▶ [WHAT YOU HAVE TO DO]
Search the data for the string "that" and extract every line where it appears.

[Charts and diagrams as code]

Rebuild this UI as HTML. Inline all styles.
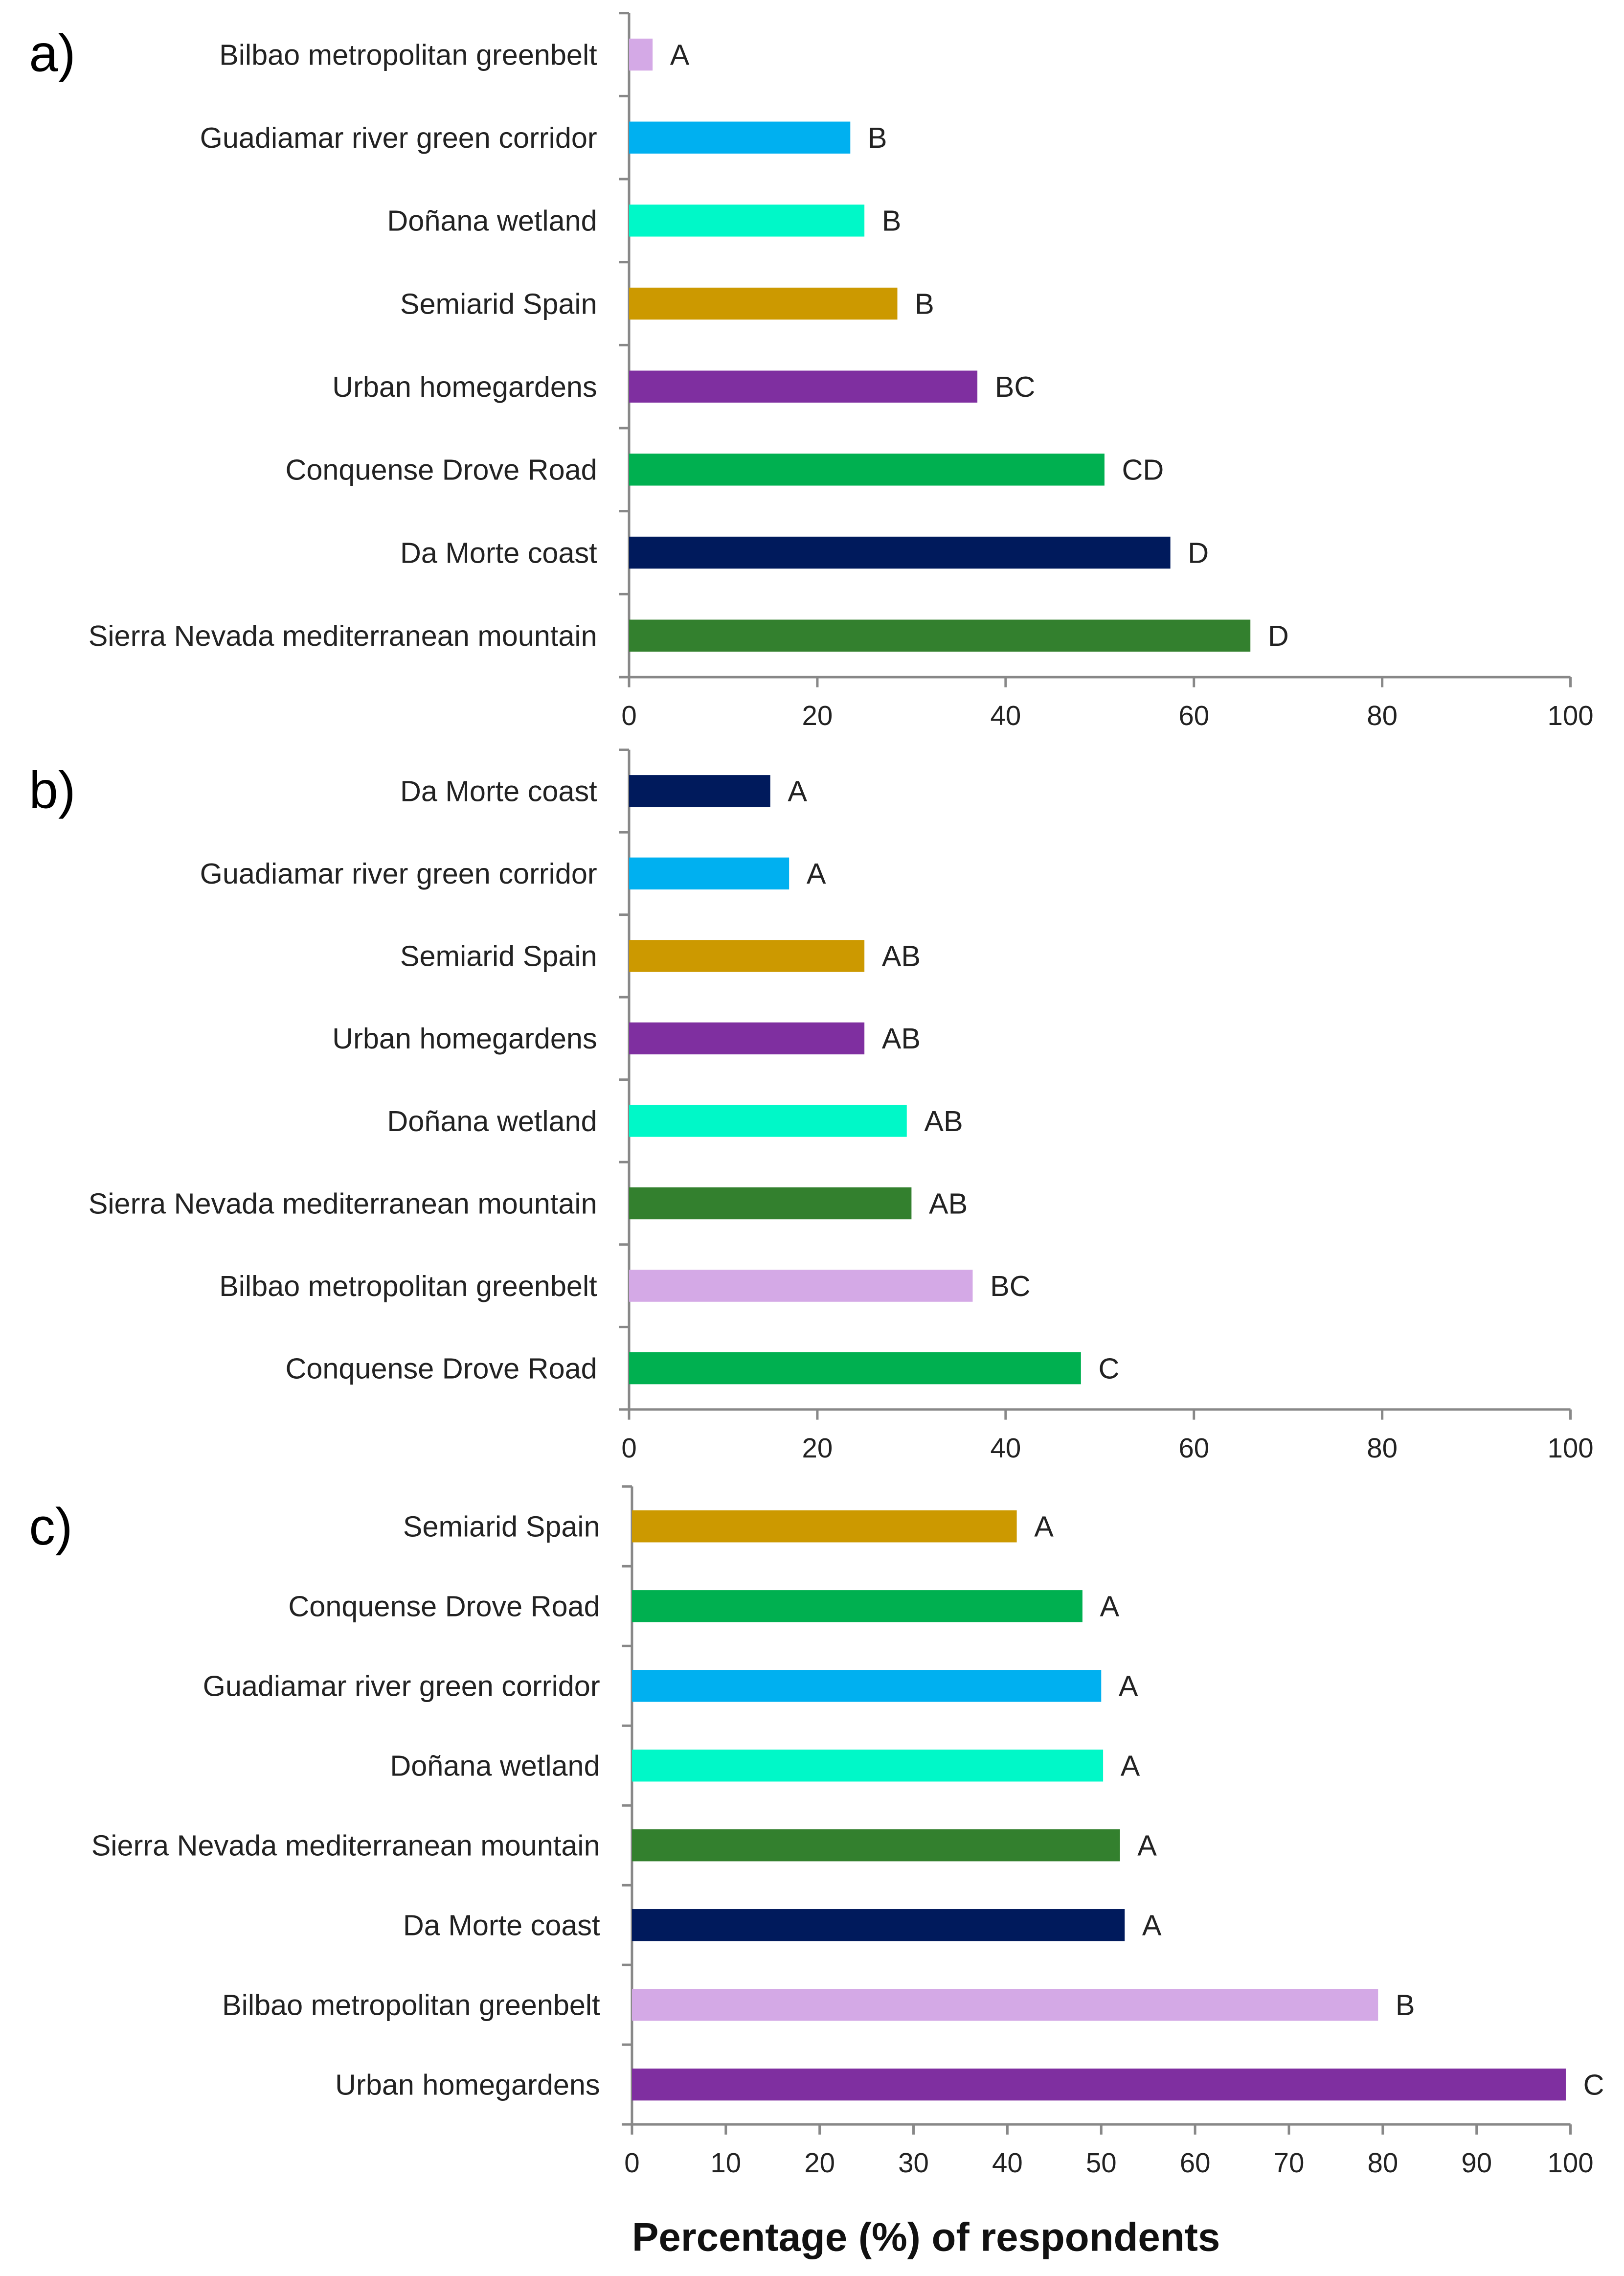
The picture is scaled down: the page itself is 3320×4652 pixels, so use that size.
<!DOCTYPE html>
<html><head><meta charset="utf-8"><style>
html,body{margin:0;padding:0;background:#fff;}
svg{display:block;}
text{font-family:"Liberation Sans",sans-serif;}
</style></head><body>
<svg id="chart" width="3320" height="4652" viewBox="0 0 3320 4652" xmlns="http://www.w3.org/2000/svg"></svg>
<script>
const catsA = ["Bilbao metropolitan greenbelt","Guadiamar river green corridor","Doñana wetland","Semiarid Spain","Urban homegardens","Conquense Drove Road","Da Morte  coast","Sierra Nevada mediterranean mountain"];
const valsA = [2.5,23.5,25,28.5,37,50.5,57.5,66];
const letA = ["A","B","B","B","BC","CD","D","D"];
const catsB = ["Da Morte  coast","Guadiamar river green corridor","Semiarid Spain","Urban homegardens","Doñana wetland","Sierra Nevada mediterranean mountain","Bilbao metropolitan greenbelt","Conquense Drove Road"];
const valsB = [15,17,25,25,29.5,30,36.5,48];
const letB = ["A","A","AB","AB","AB","AB","BC","C"];
const catsC = ["Semiarid Spain","Conquense Drove Road","Guadiamar river green corridor","Doñana wetland","Sierra Nevada mediterranean mountain","Da Morte  coast","Bilbao metropolitan greenbelt","Urban homegardens"];
const valsC = [41,48,50,50.2,52,52.5,79.5,99.5];
const letC = ["A","A","A","A","A","A","B","C"];
const ticksAB = [0,20,40,60,80,100];
const ticksC = [0,10,20,30,40,50,60,70,80,90,100];
const colorMap = {"Bilbao":"#d4a9e6","Guadiamar":"#00b0f0","Doñana":"#00f8c8","Semiarid":"#cc9900","Urban":"#7f2fa0","Conquense":"#00b050","Da":"#001a5c","Sierra":"#33802e"};

const S = 2.97;
const svg = document.getElementById('chart');
const NS = "http://www.w3.org/2000/svg";
function mk(tag, attrs, parent){const e=document.createElementNS(NS,tag);for(const k in attrs)e.setAttribute(k,attrs[k]);(parent||svg).appendChild(e);return e;}

function panel(id, label, cats, vals, lets, ticks, x0, x1, top, bottom){
  const g = mk('g',{});
  
  
  const X = v => (x0 + (x1-x0)*v/100)*S;
  const band = (bottom-top)/cats.length;
  const Y = i => (top + band*(i+0.5))*S;
  const pl = mk('text',{x:20*S,y:(top+40)*S,'font-size':36*S},g);
  pl.textContent = label;
  
  
  const ya = mk('line',{x1:x0*S,x2:x0*S,y1:top*S,y2:bottom*S,stroke:'#888','stroke-width':5},g);
  
  
  const xa = mk('line',{x1:x0*S,x2:x1*S,y1:bottom*S,y2:bottom*S,stroke:'#888','stroke-width':5},g);
  
  
  for(let i=0;i<=cats.length;i++){
    const yy=(top+band*i)*S;
    mk('line',{x1:(x0-7)*S,x2:x0*S,y1:yy,y2:yy,stroke:'#888','stroke-width':5},g);
  }
  ticks.forEach(t=>{
    mk('line',{x1:X(t),x2:X(t),y1:bottom*S,y2:(bottom+7)*S,stroke:'#888','stroke-width':5},g);
    const tl=mk('text',{x:X(t),y:(bottom+33)*S,'font-size':19*S,'text-anchor':'middle',fill:'#222'},g);
    tl.textContent=t;
    
    
  });
  cats.forEach((c,i)=>{
    const col = colorMap[c.split(' ')[0]];
    const bh = 22*S;
    const r = mk('rect',{x:X(0),y:Y(i)-bh/2,width:X(vals[i])-X(0),height:bh,fill:col},g);
    
    
    const t = mk('text',{x:(x0-22)*S,y:Y(i)+7*S,'font-size':20*S,'text-anchor':'end',fill:'#222'},g);
    t.textContent = c;
    
    
    const l = mk('text',{x:X(vals[i])+12*S,y:Y(i)+7*S,'font-size':20*S,fill:'#222'},g);
    l.textContent = lets[i];
    
    
  });
}
panel('a','a)',catsA,valsA,letA,ticksAB,433,1081,9,466);
panel('b','b)',catsB,valsB,letB,ticksAB,433,1081,516,970);
panel('c','c)',catsC,valsC,letC,ticksC,435,1081,1023,1462);
const title = mk('text',{x:435*S,y:1549*S,'font-size':27.5*S,'font-weight':'bold',fill:'#111'});
title.textContent = 'Percentage (%) of respondents';


</script>
</body></html>
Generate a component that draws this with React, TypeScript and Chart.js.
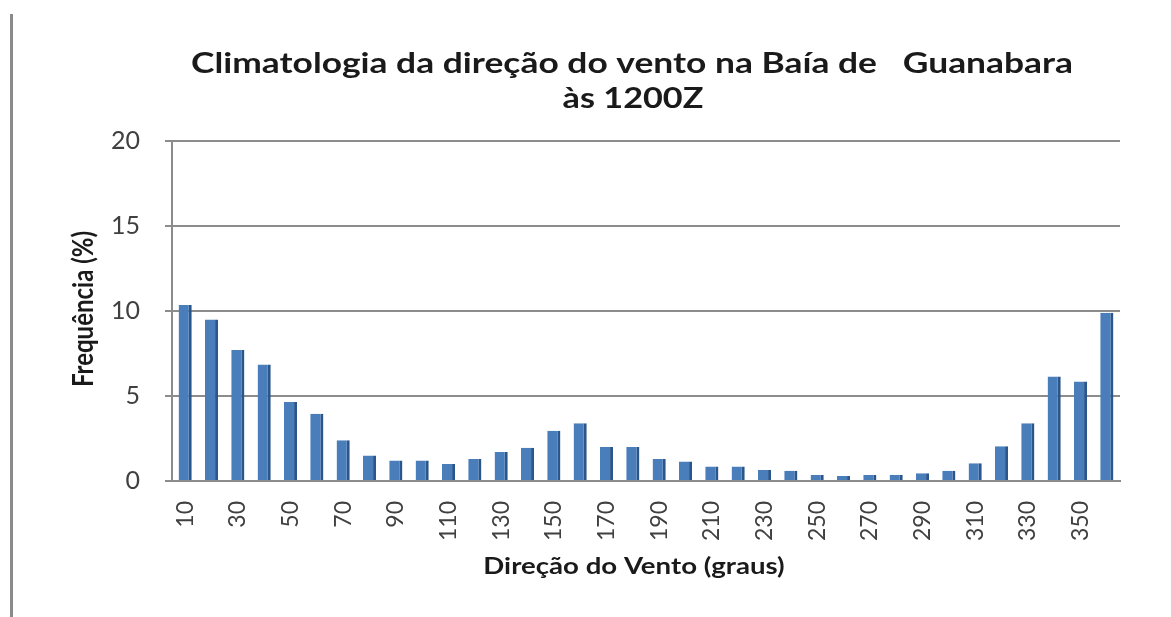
import React, { useEffect, useRef } from "react";
import { Chart, registerables } from "chart.js";

Chart.register(...registerables);

const directions = [
  "10", "20", "30", "40", "50", "60", "70", "80", "90", "100", "110", "120",
  "130", "140", "150", "160", "170", "180", "190", "200", "210", "220", "230", "240",
  "250", "260", "270", "280", "290", "300", "310", "320", "330", "340", "350", "360",
];

const frequencies = [
  10.35, 9.5, 7.7, 6.85, 4.65, 3.95, 2.4, 1.5, 1.2, 1.2, 1.0, 1.3,
  1.7, 1.95, 2.95, 3.4, 2.0, 2.0, 1.3, 1.15, 0.85, 0.85, 0.65, 0.6,
  0.35, 0.3, 0.35, 0.35, 0.45, 0.6, 1.05, 2.05, 3.4, 6.15, 5.85, 9.9,
];

const yMin = 0;
const yMax = 20;
const yStep = 5;

const titleLines = ["Climatologia da direção do vento na Baía de   Guanabara", "às 1200Z"];
const xTitle = "Direção do Vento (graus)";
const yTitle = "Frequência (%)";

const FONT = "Lato, 'Open Sans', 'DejaVu Sans', sans-serif";

function stretchedText(ctx: any, text: string, x: number, y: number, sx: number) {
  ctx.save();
  ctx.translate(x, y);
  ctx.scale(sx, 1);
  ctx.fillText(text, 0, 0);
  ctx.restore();
}

const textPlugin = {
  id: "customTexts",
  beforeDraw(chart: any) {
    const ctx = chart.ctx;
    ctx.save();
    ctx.fillStyle = "#ffffff";
    ctx.fillRect(0, 0, chart.width, chart.height);
    ctx.fillStyle = "#8a8a8a";
    ctx.fillRect(10, 14, 3, chart.height - 14);
    ctx.restore();
  },
  afterDraw(chart: any) {
    const ctx = chart.ctx;
    ctx.save();
    ctx.fillStyle = "#1a1a1a";
    ctx.textAlign = "center";
    ctx.textBaseline = "alphabetic";
    ctx.font = `bold 29px ${FONT}`;
    stretchedText(ctx, titleLines[0], 632, 73, 1.22);
    stretchedText(ctx, titleLines[1], 633, 108, 1.18);
    ctx.font = `bold 23px ${FONT}`;
    stretchedText(ctx, xTitle, 634, 574, 1.2);
    ctx.translate(93, 309);
    ctx.rotate(-Math.PI / 2);
    ctx.scale(1, 1.15);
    ctx.font = `bold 24px ${FONT}`;
    ctx.textBaseline = "alphabetic";
    ctx.fillText(yTitle, 0, 0);
    ctx.restore();
  },
};

export default function App() {
  const ref = useRef<HTMLCanvasElement | null>(null);

  useEffect(() => {
    if (!ref.current) return;
    const chart = new Chart(ref.current, {
      type: "bar",
      data: {
        labels: directions,
        datasets: [
          {
            data: frequencies,
            backgroundColor: "#4a7ebb",
            borderColor: "#2a568c",
            borderWidth: { top: 0, left: 0, right: 3, bottom: 0 },
            borderSkipped: false,
            categoryPercentage: 1,
            barPercentage: 0.5,
          },
        ],
      },
      options: {
        responsive: false,
        animation: false,
        layout: { padding: { top: 141, right: 51, left: 0, bottom: 0 } },
        plugins: {
          legend: { display: false },
          title: { display: false },
          tooltip: { enabled: false },
        },
        scales: {
          x: {
            grid: { display: false },
            border: { display: true, color: "#8c8c8c", width: 2 },
            ticks: {
              autoSkip: false,
              minRotation: 90,
              maxRotation: 90,
              padding: 12,
              color: "#404040",
              font: { family: FONT, size: 23 },
              callback: (_v: any, i: number) => (i % 2 === 0 ? directions[i] : ""),
            },
            afterFit: (s: any) => {
              s.height = 136;
            },
          },
          y: {
            min: yMin,
            max: yMax,
            ticks: {
              stepSize: yStep,
              padding: 25,
              color: "#404040",
              font: { family: FONT, size: 25 },
            },
            grid: {
              color: "#8c8c8c",
              lineWidth: 2,
              tickLength: 7,
              drawTicks: true,
            },
            border: { display: true, color: "#8c8c8c", width: 2 },
            afterFit: (s: any) => {
              s.width = 172;
            },
          },
        },
      },
      plugins: [textPlugin],
    });
    return () => chart.destroy();
  }, []);

  return (
    <div style={{ position: "fixed", left: 0, top: 0, width: 1171, height: 617, background: "#fff" }}>
      <canvas ref={ref} width={1171} height={617} style={{ display: "block" }} />
    </div>
  );
}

▶ [EXPECTED ANSWER]
The picture is scaled down: the page itself is 3320×4652 pixels, so use that size.
Generate a component that draws this with React, TypeScript and Chart.js.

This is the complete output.